Abstract

Generative Adversarial Network (GAN) has become an active research field due to its capability to generate quality simulation data. However, two consistent distributions (generated data distribution and original data distribution) produced by GAN cannot guarantee that generated data are always close to real data. Traditionally GAN is mainly applied to images, and it becomes more challenging for numeric datasets. In this paper, we propose a histogram-based GAN model (His-GAN). The purpose of our proposed model is to help GAN produce generated data with high quality. Specifically, we map generated data and original data into a histogram, then we count probability percentile on each bin and calculate dissimilarity with traditional f-divergence measures (e.g., Hellinger distance, Jensen–Shannon divergence) and Histogram Intersection Kernel.
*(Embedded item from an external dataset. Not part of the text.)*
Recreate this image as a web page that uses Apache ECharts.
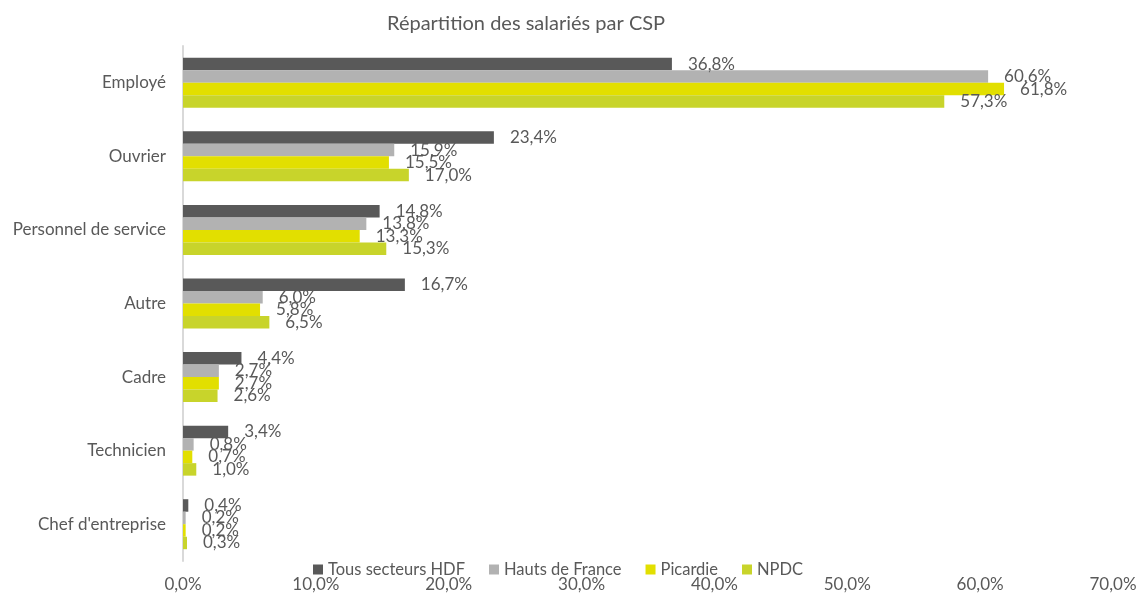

After that, we incorporate this dissimilarity score into training of the GAN model to update the generator’s parameters to improve generated data quality. This is because the parameters have an influence on the generated data quality. Moreover, we revised GAN training process by feeding GAN model with one group of samples (these samples can come from one class or one cluster that hold similar characteristics) each time, so the final generated data could contain the characteristics from a single group to overcome the challenge of figuring out complex characteristics from mixed groups/clusters of data. In this way, we can generate data that is more indistinguishable from original data. We conduct extensive experiments to validate our idea with MNIST, CIFAR-10, and a real-world numeric dataset, and the results clearly show the effectiveness of our approach.